Exercise requirements
Repeat the listing exactly as given, omitting every image.

--- BEGIN Available data ---

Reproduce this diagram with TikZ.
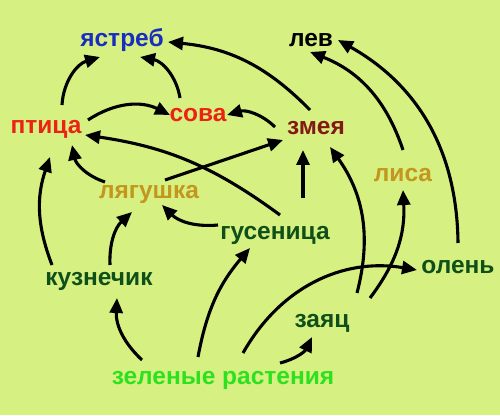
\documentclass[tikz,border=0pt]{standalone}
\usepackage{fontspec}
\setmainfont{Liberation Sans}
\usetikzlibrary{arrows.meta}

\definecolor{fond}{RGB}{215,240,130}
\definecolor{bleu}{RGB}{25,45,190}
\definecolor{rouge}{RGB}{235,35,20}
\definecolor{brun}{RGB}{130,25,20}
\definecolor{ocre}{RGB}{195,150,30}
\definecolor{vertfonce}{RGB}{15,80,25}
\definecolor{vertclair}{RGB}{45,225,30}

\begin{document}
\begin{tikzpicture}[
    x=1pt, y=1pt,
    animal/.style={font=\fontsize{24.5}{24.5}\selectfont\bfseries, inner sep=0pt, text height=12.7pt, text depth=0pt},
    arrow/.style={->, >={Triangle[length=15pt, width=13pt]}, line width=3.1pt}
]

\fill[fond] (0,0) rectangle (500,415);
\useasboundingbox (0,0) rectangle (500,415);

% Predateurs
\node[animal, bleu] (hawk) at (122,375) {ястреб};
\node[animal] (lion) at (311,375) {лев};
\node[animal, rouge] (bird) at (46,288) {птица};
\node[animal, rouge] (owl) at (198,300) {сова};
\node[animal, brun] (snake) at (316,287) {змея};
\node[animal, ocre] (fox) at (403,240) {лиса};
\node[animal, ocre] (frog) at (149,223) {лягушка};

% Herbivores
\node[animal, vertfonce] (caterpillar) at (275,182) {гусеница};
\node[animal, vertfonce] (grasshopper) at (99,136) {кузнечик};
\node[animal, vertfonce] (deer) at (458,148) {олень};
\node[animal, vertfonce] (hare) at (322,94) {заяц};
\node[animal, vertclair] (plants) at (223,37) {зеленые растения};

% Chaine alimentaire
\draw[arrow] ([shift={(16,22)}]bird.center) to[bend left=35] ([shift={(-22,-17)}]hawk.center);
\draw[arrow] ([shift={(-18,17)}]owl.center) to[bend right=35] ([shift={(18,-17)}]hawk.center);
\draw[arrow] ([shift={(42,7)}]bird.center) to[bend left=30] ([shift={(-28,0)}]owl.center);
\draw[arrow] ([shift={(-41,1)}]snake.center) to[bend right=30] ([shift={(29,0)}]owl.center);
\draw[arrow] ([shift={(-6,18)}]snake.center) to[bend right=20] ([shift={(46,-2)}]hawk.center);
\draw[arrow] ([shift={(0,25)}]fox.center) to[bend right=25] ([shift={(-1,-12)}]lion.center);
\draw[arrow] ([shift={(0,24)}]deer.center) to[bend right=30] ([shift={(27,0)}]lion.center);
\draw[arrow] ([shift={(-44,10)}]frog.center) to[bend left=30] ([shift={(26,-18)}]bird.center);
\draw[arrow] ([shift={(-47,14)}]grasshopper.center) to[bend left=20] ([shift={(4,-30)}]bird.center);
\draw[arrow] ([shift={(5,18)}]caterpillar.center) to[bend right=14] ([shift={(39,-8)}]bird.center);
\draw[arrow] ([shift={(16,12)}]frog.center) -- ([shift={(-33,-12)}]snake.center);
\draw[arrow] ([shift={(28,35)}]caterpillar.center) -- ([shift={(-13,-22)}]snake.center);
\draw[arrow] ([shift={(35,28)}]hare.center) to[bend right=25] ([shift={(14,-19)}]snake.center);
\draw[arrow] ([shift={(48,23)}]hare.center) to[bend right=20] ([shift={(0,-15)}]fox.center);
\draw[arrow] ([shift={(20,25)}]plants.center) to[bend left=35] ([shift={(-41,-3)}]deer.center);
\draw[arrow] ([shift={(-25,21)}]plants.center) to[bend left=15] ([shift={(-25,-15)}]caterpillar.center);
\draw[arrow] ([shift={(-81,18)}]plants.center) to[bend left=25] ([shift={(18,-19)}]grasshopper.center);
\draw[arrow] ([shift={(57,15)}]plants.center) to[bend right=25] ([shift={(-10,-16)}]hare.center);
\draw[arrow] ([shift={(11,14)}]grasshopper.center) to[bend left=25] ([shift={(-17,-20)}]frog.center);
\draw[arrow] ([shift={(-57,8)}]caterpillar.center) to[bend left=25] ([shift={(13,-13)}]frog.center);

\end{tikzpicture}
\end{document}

--- END Available data ---

Written response
Reproduce this diagram with TikZ.
\documentclass[tikz,border=0pt]{standalone}
\usepackage{fontspec}
\setmainfont{Liberation Sans}
\usetikzlibrary{arrows.meta}

\definecolor{fond}{RGB}{215,240,130}
\definecolor{bleu}{RGB}{25,45,190}
\definecolor{rouge}{RGB}{235,35,20}
\definecolor{brun}{RGB}{130,25,20}
\definecolor{ocre}{RGB}{195,150,30}
\definecolor{vertfonce}{RGB}{15,80,25}
\definecolor{vertclair}{RGB}{45,225,30}

\begin{document}
\begin{tikzpicture}[
    x=1pt, y=1pt,
    animal/.style={font=\fontsize{24.5}{24.5}\selectfont\bfseries, inner sep=0pt, text height=12.7pt, text depth=0pt},
    arrow/.style={->, >={Triangle[length=15pt, width=13pt]}, line width=3.1pt}
]

\fill[fond] (0,0) rectangle (500,415);
\useasboundingbox (0,0) rectangle (500,415);

% Predateurs
\node[animal, bleu] (hawk) at (122,375) {ястреб};
\node[animal] (lion) at (311,375) {лев};
\node[animal, rouge] (bird) at (46,288) {птица};
\node[animal, rouge] (owl) at (198,300) {сова};
\node[animal, brun] (snake) at (316,287) {змея};
\node[animal, ocre] (fox) at (403,240) {лиса};
\node[animal, ocre] (frog) at (149,223) {лягушка};

% Herbivores
\node[animal, vertfonce] (caterpillar) at (275,182) {гусеница};
\node[animal, vertfonce] (grasshopper) at (99,136) {кузнечик};
\node[animal, vertfonce] (deer) at (458,148) {олень};
\node[animal, vertfonce] (hare) at (322,94) {заяц};
\node[animal, vertclair] (plants) at (223,37) {зеленые растения};

% Chaine alimentaire
\draw[arrow] ([shift={(16,22)}]bird.center) to[bend left=35] ([shift={(-22,-17)}]hawk.center);
\draw[arrow] ([shift={(-18,17)}]owl.center) to[bend right=35] ([shift={(18,-17)}]hawk.center);
\draw[arrow] ([shift={(42,7)}]bird.center) to[bend left=30] ([shift={(-28,0)}]owl.center);
\draw[arrow] ([shift={(-41,1)}]snake.center) to[bend right=30] ([shift={(29,0)}]owl.center);
\draw[arrow] ([shift={(-6,18)}]snake.center) to[bend right=20] ([shift={(46,-2)}]hawk.center);
\draw[arrow] ([shift={(0,25)}]fox.center) to[bend right=25] ([shift={(-1,-12)}]lion.center);
\draw[arrow] ([shift={(0,24)}]deer.center) to[bend right=30] ([shift={(27,0)}]lion.center);
\draw[arrow] ([shift={(-44,10)}]frog.center) to[bend left=30] ([shift={(26,-18)}]bird.center);
\draw[arrow] ([shift={(-47,14)}]grasshopper.center) to[bend left=20] ([shift={(4,-30)}]bird.center);
\draw[arrow] ([shift={(5,18)}]caterpillar.center) to[bend right=14] ([shift={(39,-8)}]bird.center);
\draw[arrow] ([shift={(16,12)}]frog.center) -- ([shift={(-33,-12)}]snake.center);
\draw[arrow] ([shift={(28,35)}]caterpillar.center) -- ([shift={(-13,-22)}]snake.center);
\draw[arrow] ([shift={(35,28)}]hare.center) to[bend right=25] ([shift={(14,-19)}]snake.center);
\draw[arrow] ([shift={(48,23)}]hare.center) to[bend right=20] ([shift={(0,-15)}]fox.center);
\draw[arrow] ([shift={(20,25)}]plants.center) to[bend left=35] ([shift={(-41,-3)}]deer.center);
\draw[arrow] ([shift={(-25,21)}]plants.center) to[bend left=15] ([shift={(-25,-15)}]caterpillar.center);
\draw[arrow] ([shift={(-81,18)}]plants.center) to[bend left=25] ([shift={(18,-19)}]grasshopper.center);
\draw[arrow] ([shift={(57,15)}]plants.center) to[bend right=25] ([shift={(-10,-16)}]hare.center);
\draw[arrow] ([shift={(11,14)}]grasshopper.center) to[bend left=25] ([shift={(-17,-20)}]frog.center);
\draw[arrow] ([shift={(-57,8)}]caterpillar.center) to[bend left=25] ([shift={(13,-13)}]frog.center);

\end{tikzpicture}
\end{document}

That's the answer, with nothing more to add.